ˌrēˈɡrō/ verb/ gerund or present participle: Regrowing "to grow or be grown anew or continued growth after an injury or after having died or withered"
I find myself in a fairly interesting place in life at the moment, I am incredibly blessed, and so beyond thankful to have people supporting me and stepping in to help me and the pups.
But, I find my heart heavy even still.
Isn’t it interesting how much we long for things no matter what stage of life we are in. When we are busy, we long for rest. When we are hungry, we long for food. When we are stressed, we long for peace. When we are bored, we long for something to do. When we are in the darkest of nights, we long for light. And then, when we are in the midst of the storm, we long for the sunshine.
I am longing for the sunshine. I am in a state where nothing is “wrong” per-say, but I am not particularly fond of it either. I miss a lot of things, including having a solid purpose to work towards in front of me, people to see, and things to do. Yet, despite my feelings, I am confident I will soon be thinking and stressing about something else entirely.

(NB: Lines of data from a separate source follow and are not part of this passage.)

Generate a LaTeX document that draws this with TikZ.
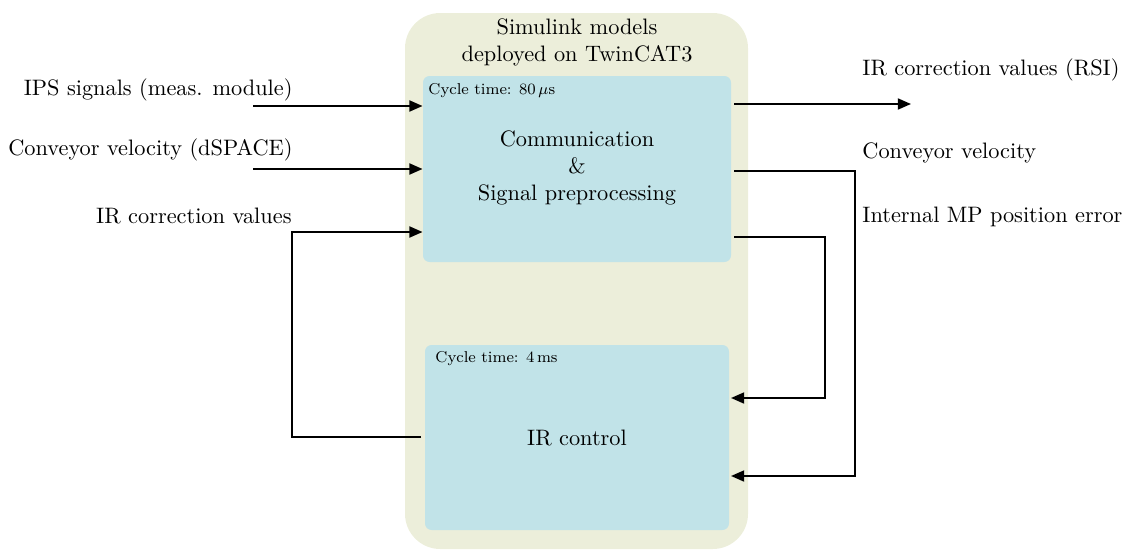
\documentclass[tikz,border=0pt]{standalone}
\usetikzlibrary{fit,arrows.meta,calc}
\definecolor{olivebg}{HTML}{ECEEDA}
\definecolor{bluebox}{HTML}{C1E3E8}
\newcommand{\cyctext}[1]{\scalebox{0.895}{\footnotesize #1}}
\begin{document}
\begin{tikzpicture}[x=0.4545pt,y=-0.4545pt,
  outerbox/.style={fill=olivebg,draw=none,rounded corners=16pt,inner sep=0pt},
  blockbox/.style={fill=bluebox,draw=none,rounded corners=3pt,inner sep=0pt},
  lbl/.style={inner sep=0pt,font=\fontsize{10.15}{12.3}\selectfont},
  cyc/.style={inner sep=0pt,anchor=west},
  conn/.style={line width=0.9pt,-{Triangle[length=6pt,width=5pt]}}]
\useasboundingbox (0,0) rectangle (1125,550);
\node[outerbox,fit={(405,13) (748,549)}] (outer) {};
\node[blockbox,fit={(423,76) (731,262)}] (top) {};
\node[blockbox,fit={(425,345) (729,530)}] (bot) {};
\node[lbl,align=center] (title) at (577,42) {Simulink models\\deployed on TwinCAT3};
\node[lbl,align=center] (toptxt) at (577,168) {Communication\\\&\\Signal preprocessing};
\node[lbl] (bottxt) at (577,438) {IR control};
\node[cyc] (cyc1) at (428,91) {\cyctext{Cycle time: 80\,$\mu$s}};
\node[cyc] (cyc2) at (435,359) {\cyctext{Cycle time: 4\,ms}};
% left labels
\node[lbl,anchor=east] (l1) at (293,90) {IPS signals (meas. module)};
\node[lbl,anchor=east] (l2) at (293,150) {Conveyor velocity (dSPACE)};
\node[lbl,anchor=east] (l3) at (292,216) {IR correction values};
% right labels
\node[lbl,anchor=west] (r1) at (862,70) {IR correction values (RSI)};
\node[lbl,anchor=west] (r2) at (862,153) {Conveyor velocity};
\node[lbl,anchor=west] (r3) at (862,217) {Internal MP position error};
% coordinates
\coordinate (in1) at (253,106);
\coordinate (in2) at (253,169);
\coordinate (fb1) at (421,437);
\coordinate (fb2) at (292,437);
\coordinate (fb3) at (292,232);
\coordinate (o1s) at (734,104);
\coordinate (o1e) at (911,104);
\coordinate (o2s) at (734,171);
\coordinate (o2a) at (855,171);
\coordinate (o2b) at (855,476);
\coordinate (o2e) at (731,476);
\coordinate (o3s) at (734,237);
\coordinate (o3a) at (825,237);
\coordinate (o3b) at (825,398);
\coordinate (o3e) at (731,398);
% connectors
\draw[conn] (in1) -- (top.west |- in1);
\draw[conn] (in2) -- (top.west |- in2);
\draw[conn] (fb1) -- (fb2) -- (fb3) -- (top.west |- fb3);
\draw[conn] (o1s) -- (o1e);
\draw[conn] (o2s) -- (o2a) -- (o2b) -- (o2e);
\draw[conn] (o3s) -- (o3a) -- (o3b) -- (o3e);
\end{tikzpicture}
\end{document}
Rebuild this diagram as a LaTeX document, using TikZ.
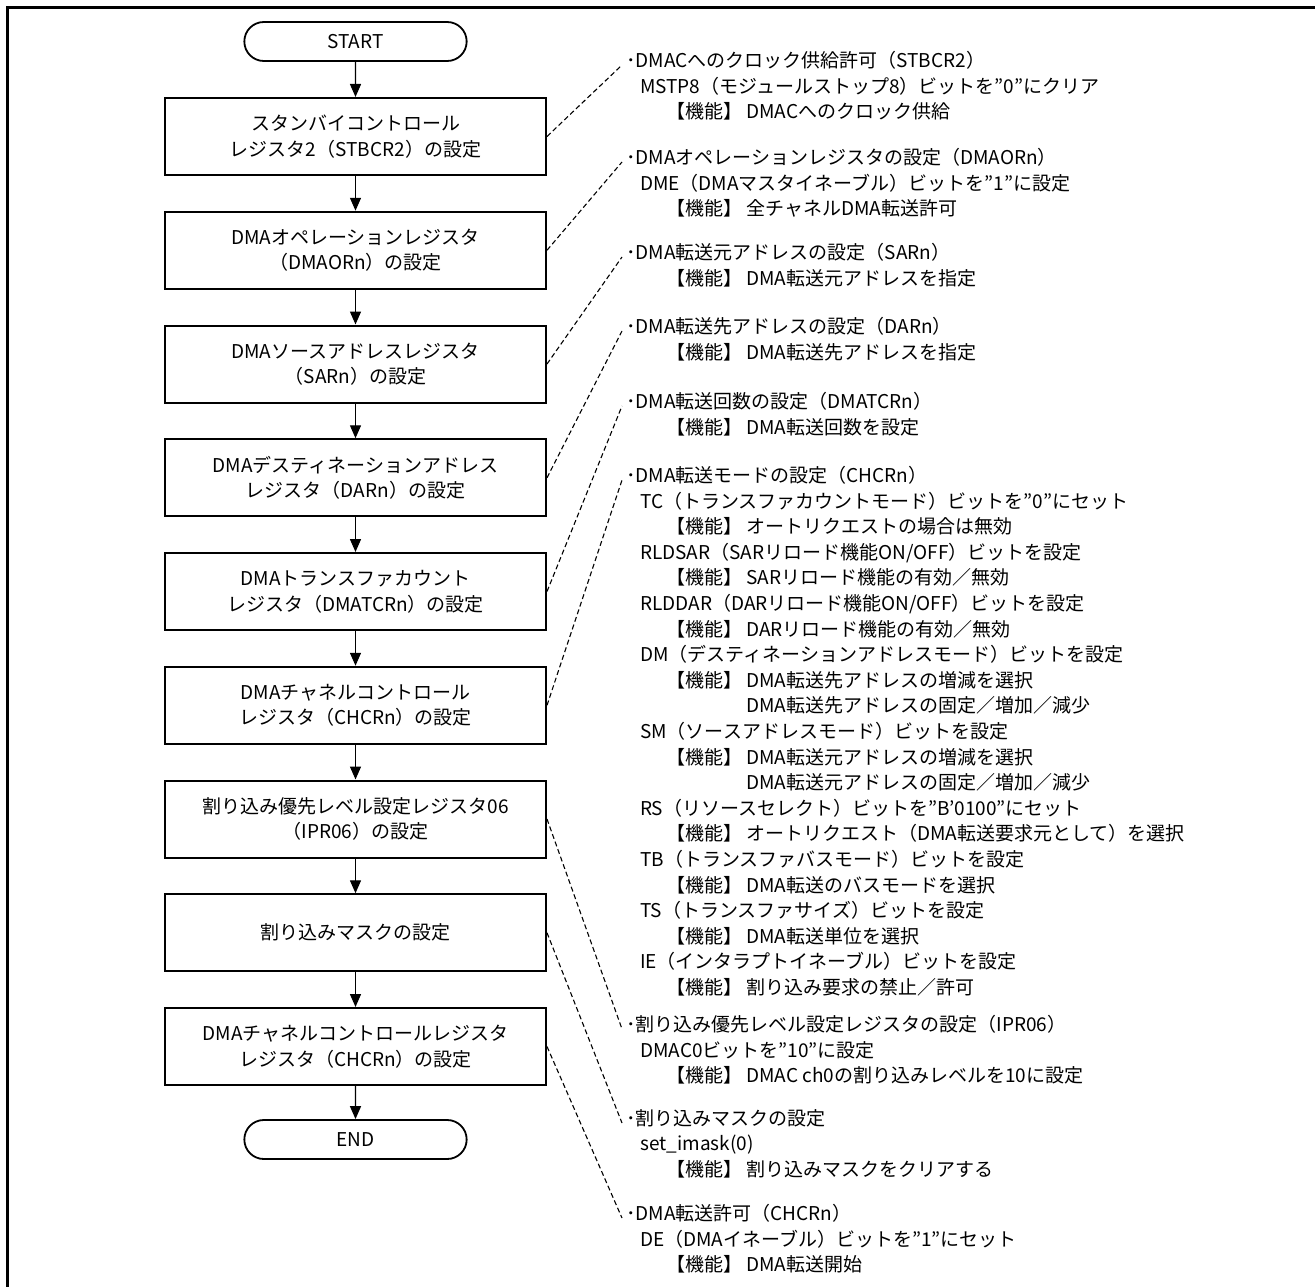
\documentclass[tikz,border=0pt]{standalone}
\usepackage{fontspec}
\setmainfont{Noto Sans CJK JP}
\usetikzlibrary{arrows.meta,shapes.misc}

\newcommand{\subline}{\hspace*{14pt}}
\newcommand{\kinou}{\hspace*{40pt}【機能】 }
\newcommand{\kinoucont}{\hspace*{40pt}\hphantom{【機能】 }}

\tikzset{
  box/.style={draw, line width=2pt, minimum width=381pt,
    minimum height=77pt, align=center, inner sep=2pt},
  term/.style={draw, line width=1.8pt, rounded rectangle,
    minimum width=229pt, minimum height=39pt},
  note/.style={anchor=north west, inner sep=0pt, align=left},
  flow/.style={line width=1.4pt, -{Triangle[length=13pt,width=11pt]}},
  link/.style={line width=1.1pt, dash pattern=on 5pt off 3pt}
}

\begin{document}
\begin{tikzpicture}[x=1pt, y=-1pt, font=\fontsize{19}{25.6}\selectfont]
    \pgfmathsetmacro\pitch{113.75};
    \useasboundingbox (0,0) rectangle (1315,1287);
    \draw[line width=3pt] (1315,7.5) -- (7.5,7.5) -- (7.5,1287);

    % flow
    \node[term] (start) at (355.5,41.5) {START};
    \foreach \i/\txt in {
        1/{スタンバイコントロール\\レジスタ2（STBCR2）の設定},
        2/{DMAオペレーションレジスタ\\（DMAORn）の設定},
        3/{DMAソースアドレスレジスタ\\（SARn）の設定},
        4/{DMAデスティネーションアドレス\\レジスタ（DARn）の設定},
        5/{DMAトランスファカウント\\レジスタ（DMATCRn）の設定},
        6/{DMAチャネルコントロール\\レジスタ（CHCRn）の設定},
        7/{割り込み優先レベル設定レジスタ06\\（IPR06）の設定},
        8/{割り込みマスクの設定},
        9/{DMAチャネルコントロールレジスタ\\レジスタ（CHCRn）の設定}} {
        \node[box] (b\i) at (355.5,{136.5+\pitch*(\i-1)}) {\txt};
    }
    \node[term] (stop) at (355.5,1139.5) {END};

    \foreach \a/\b in {start/b1, b1/b2, b2/b3, b3/b4, b4/b5, b5/b6,
        b6/b7, b7/b8, b8/b9, b9/stop}
    \draw[flow] (\a) -- (\b);

    % notes
    \node[note] (n1) at (626,51) {･DMACへのクロック供給許可（STBCR2）\\
        \subline MSTP8（モジュールストップ8）ビットを"0"にクリア\\
        \kinou DMACへのクロック供給};
    \node[note] (n2) at (626,148) {･DMAオペレーションレジスタの設定（DMAORn）\\
        \subline DME（DMAマスタイネーブル）ビットを"1"に設定\\
        \kinou 全チャネルDMA転送許可};
    \node[note] (n3) at (626,243) {･DMA転送元アドレスの設定（SARn）\\
        \kinou DMA転送元アドレスを指定};
    \node[note] (n4) at (626,317) {･DMA転送先アドレスの設定（DARn）\\
        \kinou DMA転送先アドレスを指定};
    \node[note] (n5) at (626,392) {･DMA転送回数の設定（DMATCRn）\\
        \kinou DMA転送回数を設定};
    \node[note] (n6) at (626,466) {･DMA転送モードの設定（CHCRn）\\
        \subline TC（トランスファカウントモード）ビットを"0"にセット\\
        \kinou オートリクエストの場合は無効\\
        \subline RLDSAR（SARリロード機能ON/OFF）ビットを設定\\
        \kinou SARリロード機能の有効／無効\\
        \subline RLDDAR（DARリロード機能ON/OFF）ビットを設定\\
        \kinou DARリロード機能の有効／無効\\
        \subline DM（デスティネーションアドレスモード）ビットを設定\\
        \kinou DMA転送先アドレスの増減を選択\\
        \kinoucont DMA転送先アドレスの固定／増加／減少\\
        \subline SM（ソースアドレスモード）ビットを設定\\
        \kinou DMA転送元アドレスの増減を選択\\
        \kinoucont DMA転送元アドレスの固定／増加／減少\\
        \subline RS（リソースセレクト）ビットを"B'0100"にセット\\
        \kinou オートリクエスト（DMA転送要求元として）を選択\\
        \subline TB（トランスファバスモード）ビットを設定\\
        \kinou DMA転送のバスモードを選択\\
        \subline TS（トランスファサイズ）ビットを設定\\
        \kinou DMA転送単位を選択\\
        \subline IE（インタラプトイネーブル）ビットを設定\\
        \kinou 割り込み要求の禁止／許可};
    \node[note] (n7) at (626,1015) {･割り込み優先レベル設定レジスタの設定（IPR06）\\
        \subline DMAC0ビットを"10"に設定\\
        \kinou DMAC ch0の割り込みレベルを10に設定};
    \node[note] (n8) at (626,1109) {･割り込みマスクの設定\\
        \subline set\_imask(0)\\
        \kinou 割り込みマスクをクリアする};
    \node[note] (n9) at (626,1204) {･DMA転送許可（CHCRn）\\
        \subline DE（DMAイネーブル）ビットを"1"にセット\\
        \kinou DMA転送開始};

    \foreach \i in {1,...,9}
    \draw[link] (b\i.east) -- ([shift={(-4,14)}]n\i.north west);
\end{tikzpicture}
\end{document}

Knowing my life, soon this season will be yet another piece of my adventure story.
I am working very hard to keep myself in the correct perspective, and working to find a job (130+ applications sent), and praying myself through this entire situation; but really no matter what, my heart is heavy.
I have no doubts that God is moving, and it will all unfold in front of me… And, looking back, I will be thankful for this time, but for now, I just miss the sunshine.